As we approached the public elementary school the kids are attending in Forte Dei Marmi, Italy, I panicked. It was their first day of school and I was drowning in unanswered questions. The answers were literally written in a “very foreign tongue.” These were not philosophical questions they were basic orientation questions:
- Do the kids need uniforms or special clothes or shoes for P.E?
- Where do we drop them off?
- Where do we pick them up?
- What supplies do they need?
- Are they fed at school?
- Where is the bathroom?
- Where? What? When? How?
The kids were excited and nervous and had many of the same questions. It was hard not to turn the car around, and fly back to our safe nest until we had it all figured out and could communicate fluently. It was a pivotal moment. Do we jump in with both feet and “live the questions” or do we give in to the fear of the unknown?
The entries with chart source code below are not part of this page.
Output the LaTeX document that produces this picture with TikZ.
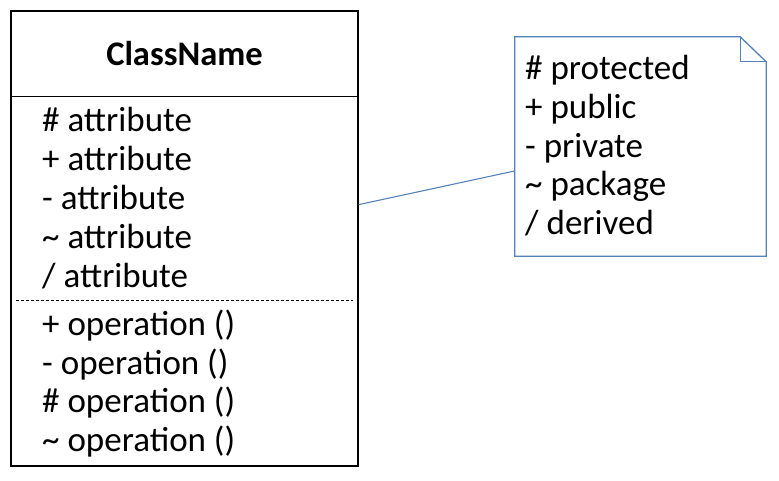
\documentclass[tikz,border=0pt]{standalone}
\usepackage{fontspec}
\setmainfont{Carlito}
\usetikzlibrary{calc}
\definecolor{noteblue}{RGB}{84,130,186}

\tikzset{
  classbox/.style={draw=black, line width=1.4pt, minimum width=347pt, minimum height=455pt, inner sep=0pt},
  member/.style={anchor=base west, inner sep=0pt, font=\fontsize{35}{40}\selectfont},
  notebox/.style={minimum width=251pt, minimum height=219pt, inner sep=0pt},
}

\begin{document}
\begin{tikzpicture}[x=1pt, y=-1pt]
  \useasboundingbox (0,0) rectangle (779,481);

  % class box
  \node[classbox] (cls) at (184.5,238.5) {};
  \draw[line width=1.2pt] ([yshift=-86pt]cls.north west) -- ([yshift=-86pt]cls.north east);
  \draw[line width=0.9pt, dash pattern=on 3pt off 2pt]
    ([xshift=6pt,yshift=-290pt]cls.north west) -- ([xshift=-6pt,yshift=-290pt]cls.north east);
  \node[font=\fontsize{34.5}{40}\selectfont\bfseries] (cname) at (184.5,54) {ClassName};

  \foreach \txt [count=\i from 0] in {\# attribute, + attribute, - attribute, \textasciitilde{} attribute, / attribute}
    \node[member] (attr\i) at (42, 132+38.9*\i) {\txt};
  \foreach \txt [count=\i from 0] in {+ operation (), - operation (), \# operation (), \textasciitilde{} operation ()}
    \node[member] (op\i) at (42, 335.5+38.7*\i) {\txt};

  % note
  \node[notebox] (note) at (640.5,146.5) {};
  \draw[noteblue, line width=1.3pt, fill=white]
    (note.north west) -- ([xshift=-26pt]note.north east) -- ([yshift=-25pt]note.north east)
    -- (note.south east) -- (note.south west) -- cycle;
  \draw[noteblue, line width=1.3pt]
    ([xshift=-26pt]note.north east) -- ([xshift=-26pt,yshift=-25pt]note.north east)
    -- ([yshift=-25pt]note.north east);
  \foreach \txt [count=\i from 0] in {\# protected, + public, - private, \textasciitilde{} package, / derived}
    \node[member] (vis\i) at (525, 79.5+38.8*\i) {\txt};

  \draw[noteblue, line width=1.1pt] (cls.11) -- (note.191);
\end{tikzpicture}
\end{document}
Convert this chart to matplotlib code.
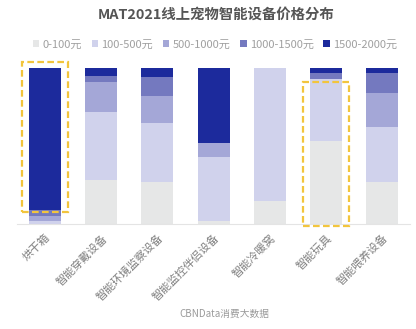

I was holding my breath as Rilke’s words were washing over me in some distant corner of my mind when my son Henry said, “We can just watch what other people do for a while and see how things work.” So we did. . .
- We sat in the car and watched where the kids lined up
- The kids waited in the hallway and followed other kids to classrooms, to the bathroom, to the lunchroom, to the coatroom.
- Ron and I waited in the car to see where people picked up their children and then we followed.
- The kids watched to see what supplies were needed and what systems were in place they needed to adhere to for attendance sheets and homework records.
- After failed attempts at “google” translate” for notices coming home, we started using the Italian we had along with sign language and laughter.
After a week, we have a much better idea of where, when, what, and how but we also know the WHY. We are on this journey to put ourselves on the verge of what is comfortable and feel the creaking and bending and cracking of old fears as we break into new frontiers one quiet observation at a time. We find ourselves leaning into the power of observation as we relinquish old patterns of command and control. It is painful at times to feel so alive in each moment but it is also addicting. It is amazing how many answers our children lived their way into this week, simply by having the courage to step through the open door.